News In Brief
Weapons searches were suspended and a curfew was relaxed in an effort to restore calm to Kosovo's most ethnically divided city. NATO-led peacekeepers took the steps a day after using tear gas and armored personnel carriers to keep angry Serb and ethnic-Albanian groups from clashing on a river bridge in Kosovska Mitrovica. At the UN in New York, US Ambassador Richard Holbrooke accused the Yugoslav government of President Slobodan Milosevic of fomenting the unrest.
Ratcheting up the pressure, the government of China said it "is natural for us to have a sense of urgency" over reunification with Taiwan. The pronouncement came one day after release of a "white paper" threatening military action against the island nation if talks on unification do not begin soon. But defense analysts said the Beijing government will continue to lack the muscle to launch a full-scale invasion of Taiwan for at least five years. And Taiwan's Mainland Affairs Council said the "continual denial of the existence of the Republic of China" would only "create more trouble" and "make relations more tense."
Hundreds of heavily armed soldiers were shutting down an important industrial city in northern Nigeria, where street brawls over the introduction of Islamic law killed at least 20 people. All businesses in Kaduna were ordered closed, a dusk-to-dawn curfew was in force, and access to the city was denied to visitors after rival Christian and Muslim demonstrators attacked each other. Christians make up only about 40 percent of the population in Kaduna state, which is considering adoption of the rigid code known as sharia.
Hefty new increases in the price of automobile fuels and a package of tax increases were announced by Indonesia's government, bringing immediate protests from union leaders. Citing the need to cut its huge budget deficit, the government raised fuel prices by as much as 10 percent and electric rates by up to 29 percent, with other levies on products such as cement and cigarettes. To soften the impact, it also promised a 55 percent hike in the minimum wage. But the moves caused a 1.6 percent drop in the main stock index, amid concerns that the increases would worsen inflation and social unrest.
A historic lawsuit seeking to recover the costs of treating ill smokers was dealt a major setback in Canada when a court ruled it invalid.
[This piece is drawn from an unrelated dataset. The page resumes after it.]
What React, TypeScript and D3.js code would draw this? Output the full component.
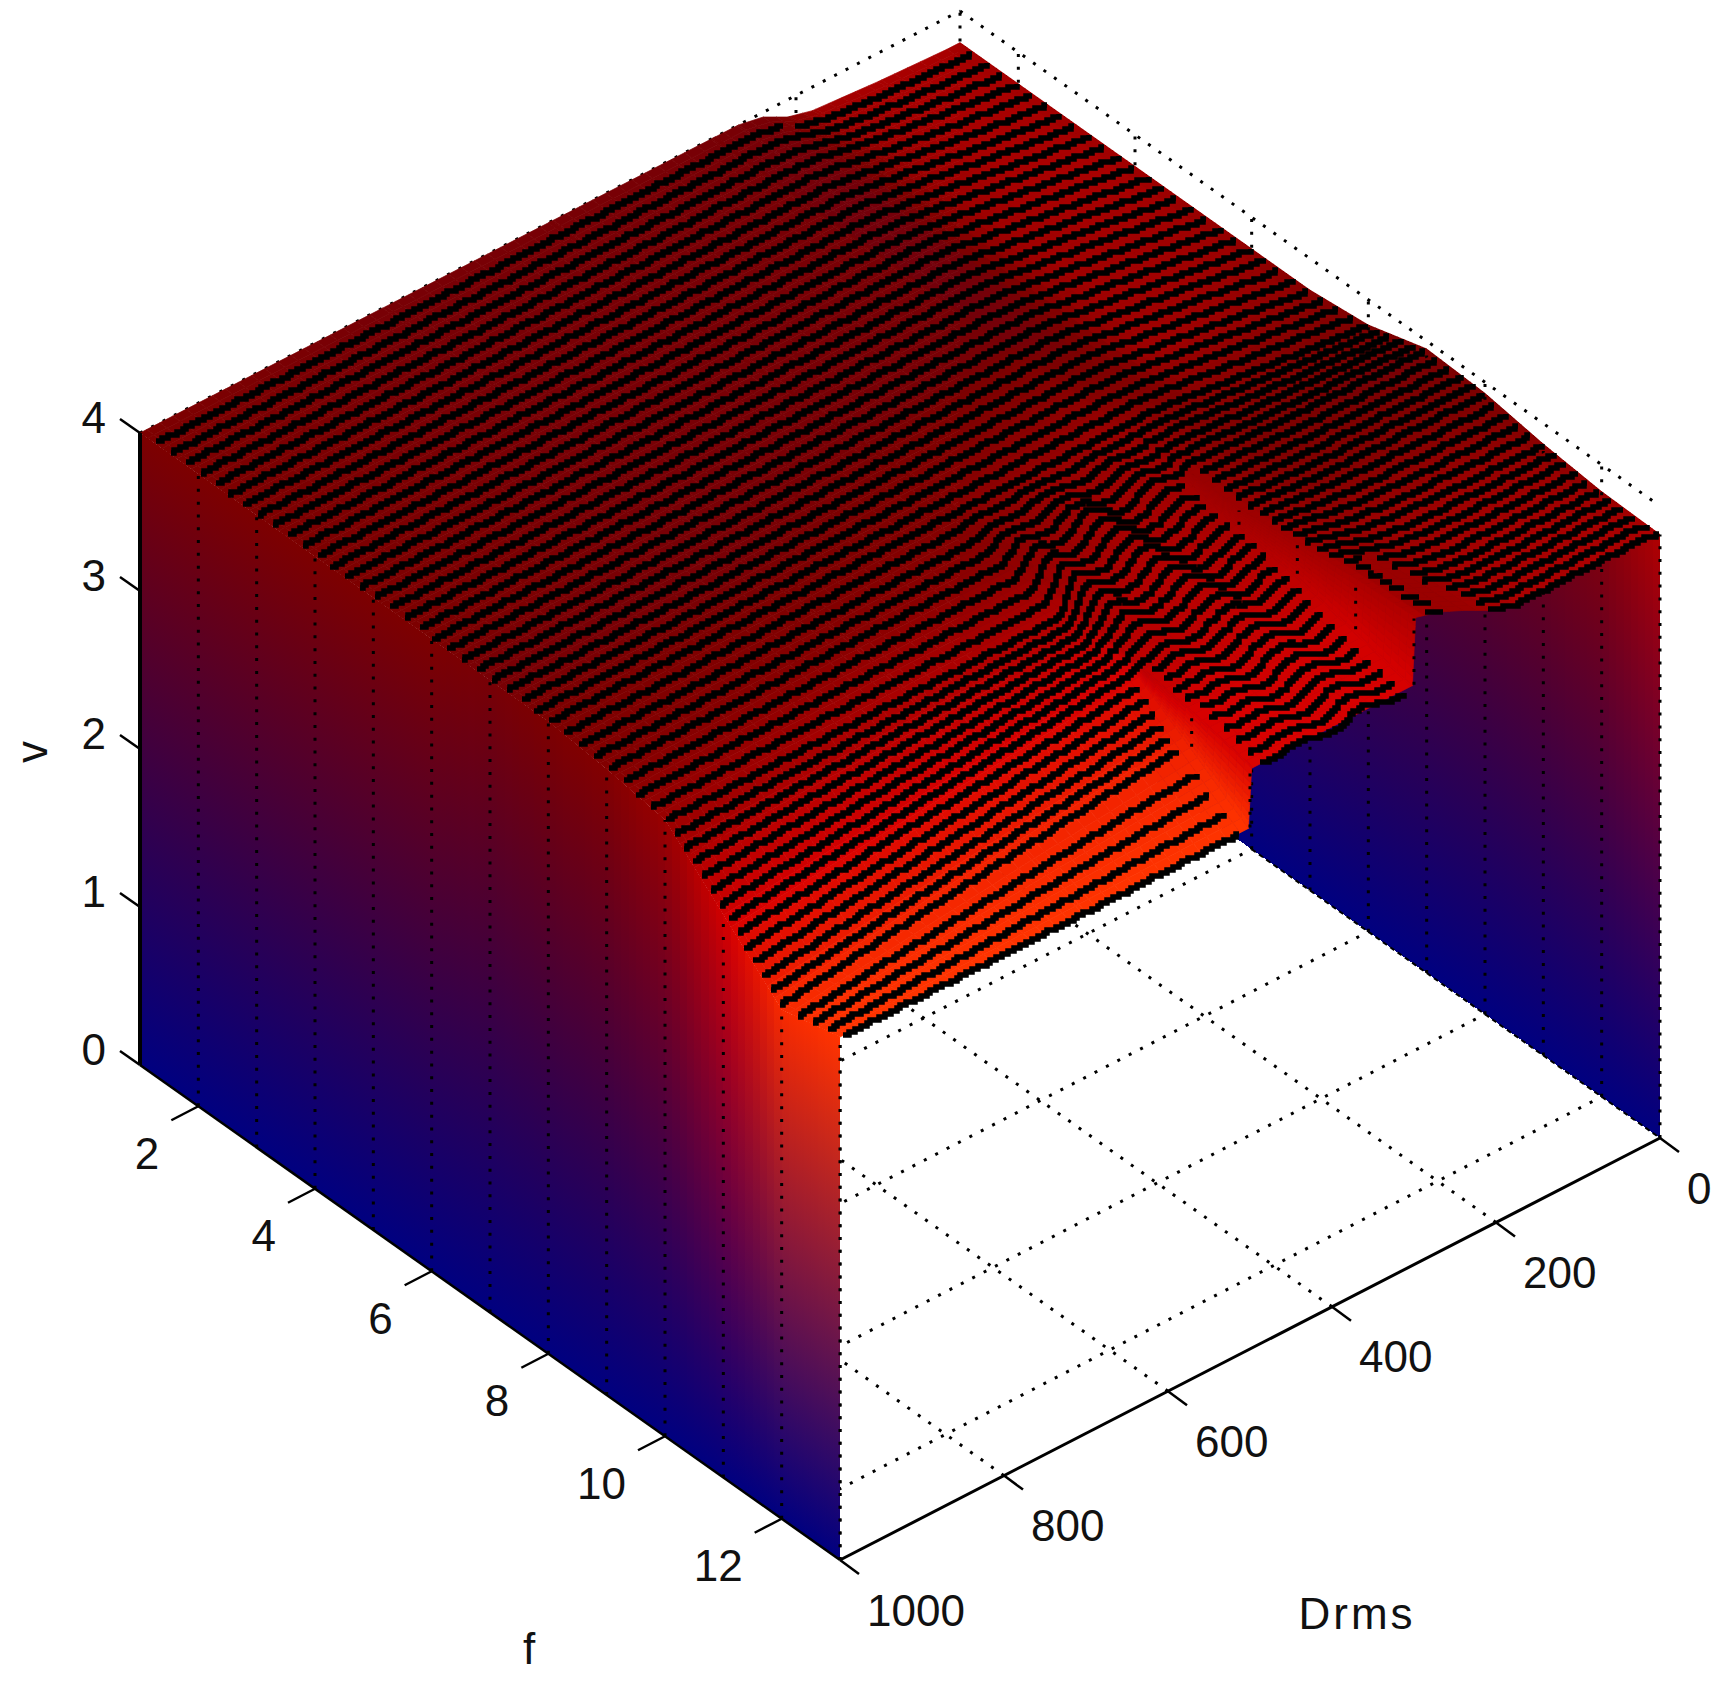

The suit, modeled after those filed by more than 40 US states, was Canada's first. But in Vancouver, the court found the province of British Columbia had exceeded its constitutional authority in grouping all cigarettemakers, including their parent companies, into one entity. The suit did not seek specific damages, but the province claims to spend almost $500 million a year on smoking-related illnesses.
Two weeks of flooding that already has washed away the homes of more than 200,000 people in Mozambique appeared certain to worsen with the arrival of a cyclone and its accompanying heavy rains. At least 48 people were reported dead.